Foreign-Born Are More Likely Than Native-Born to Earn Advanced Degrees in U.S.

Harold Schiffman hfsclpp at
Thu Jan 29 19:44:20 UTC 2009

Foreign-Born Are More Likely Than Native-Born to Earn Advanced Degrees in U.S.

More foreign-born residents have obtained advanced degrees in the
United States than native-born Americans have, according to a new
Census Bureau report, "Educational Attainment in the United States,
2007." In 2007, 11 percent of foreign-born residents reported they had
obtained at least a master's degree, whereas only 10 percent of their
native-born counterparts had done so. Statistics from the American
Community Survey, which annually collects data with a methodology
similar to the Census Bureau's, also indicate that geographic location
plays a big role in determining who obtains a bachelor's degree.

The Northeast saw the highest percentage of degree-earning residents,
with 32 percent of both foreign- and native-born residents earning a
degree. But there were some disparities in other regions of the
country.
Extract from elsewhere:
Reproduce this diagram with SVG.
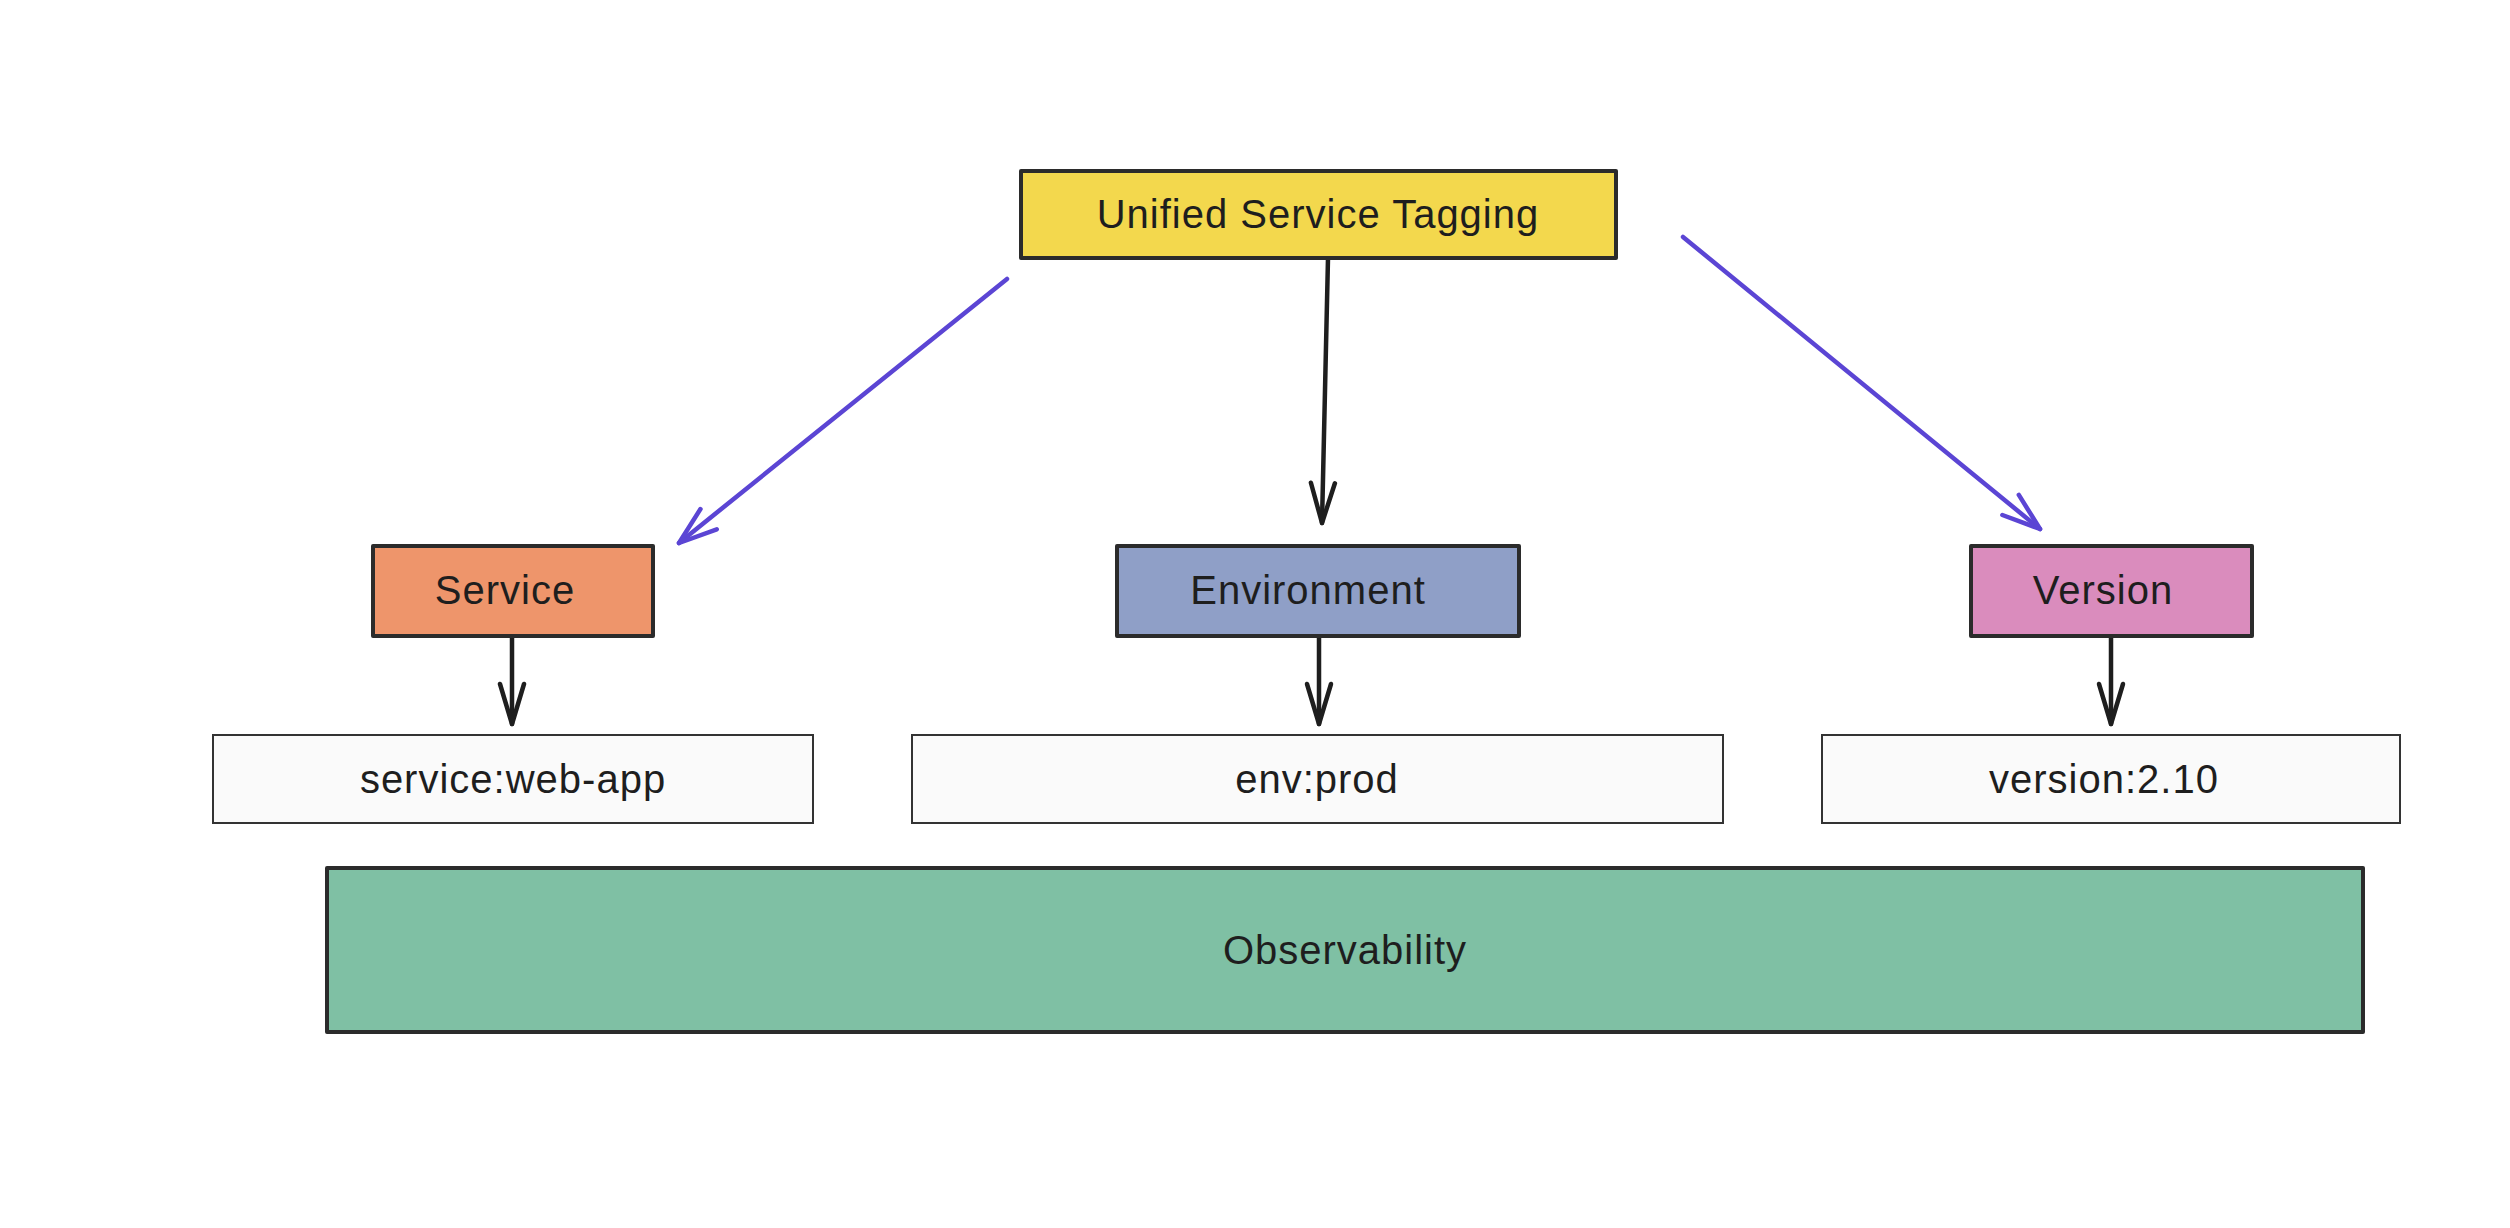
<svg xmlns="http://www.w3.org/2000/svg" width="2510" height="1228" viewBox="0 0 2510 1228">
<style>
.box{stroke:#2b2b2b;stroke-width:4;stroke-linejoin:round}
.tag{fill:#fafafa;stroke:#333;stroke-width:2}
.lbl{font-family:"Liberation Sans",Arial,sans-serif;font-size:40px;letter-spacing:1px;fill:#1e1e1e;text-anchor:middle;dominant-baseline:central}
.purple{stroke:#5b45d4;stroke-width:4.5;fill:none;stroke-linecap:round}
.black{stroke:#1e1e1e;stroke-width:4.5;fill:none;stroke-linecap:round}
</style>
<defs>
<marker id="ap" viewBox="-44 -20 48 40" markerWidth="48" markerHeight="40" refX="0" refY="0" orient="auto" markerUnits="userSpaceOnUse">
<path d="M-38,-13 L0,0 L-38,13" fill="none" stroke="#5b45d4" stroke-width="4.5" stroke-linecap="round" stroke-linejoin="round"/>
</marker>
<marker id="ab" viewBox="-44 -20 48 40" markerWidth="48" markerHeight="40" refX="0" refY="0" orient="auto" markerUnits="userSpaceOnUse">
<path d="M-40,-12 L0,0 L-40,12" fill="none" stroke="#1e1e1e" stroke-width="4.5" stroke-linecap="round" stroke-linejoin="round"/>
</marker>
</defs>
<rect width="2510" height="1228" fill="#ffffff"/>
<g id="connectors">
<path class="purple" d="M1007,279 L679,543" marker-end="url(#ap)"/>
<path class="purple" d="M1683,237 L2040,529" marker-end="url(#ap)"/>
<path class="black" d="M1328,258 L1322,523" marker-end="url(#ab)"/>
<path class="black" d="M512,637 L512,724" marker-end="url(#ab)"/>
<path class="black" d="M1319,637 L1319,724" marker-end="url(#ab)"/>
<path class="black" d="M2111,637 L2111,724" marker-end="url(#ab)"/>
</g>
<g id="node-ust">
<rect class="box" x="1021" y="171" width="595" height="87" fill="#f3d84d"/>
<text class="lbl" x="1318" y="214">Unified Service Tagging</text>
</g>
<g id="node-service">
<rect class="box" x="373" y="546" width="280" height="90" fill="#ee956b"/>
<text class="lbl" x="505" y="590">Service</text>
</g>
<g id="node-environment">
<rect class="box" x="1117" y="546" width="402" height="90" fill="#8f9fc7"/>
<text class="lbl" x="1308" y="590">Environment</text>
</g>
<g id="node-version">
<rect class="box" x="1971" y="546" width="281" height="90" fill="#da8cbd"/>
<text class="lbl" x="2103" y="590">Version</text>
</g>
<g id="tag-service">
<rect class="tag" x="213" y="735" width="600" height="88"/>
<text class="lbl" x="513" y="779">service:web-app</text>
</g>
<g id="tag-env">
<rect class="tag" x="912" y="735" width="811" height="88"/>
<text class="lbl" x="1317" y="779">env:prod</text>
</g>
<g id="tag-version">
<rect class="tag" x="1822" y="735" width="578" height="88"/>
<text class="lbl" x="2104" y="779">version:2.10</text>
</g>
<g id="node-observability">
<rect class="box" x="327" y="868" width="2036" height="164" fill="#7fc0a4"/>
<text class="lbl" x="1345" y="950">Observability</text>
</g>
</svg>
In the West, foreign-born residents had fewer degrees than
did native-born residents (24 percent and 31 percent, respectively),
whereas in the Midwest, 31 percent of foreign-born and 26 percent of
native-born residents had degrees.

Among other findings, the report also said that:

Employees with bachelor's degrees earned about $20,000 more annually
than their counterparts with only a high-school education.

Slightly more women than men completed high school, but slightly more
men obtained bachelor's degrees.

Twenty-seven percent of Americans age 25 and older reported having a
bachelor's degree, which represents a fivefold increase since the
Census Bureau started tracking higher-education attainment, in 1940.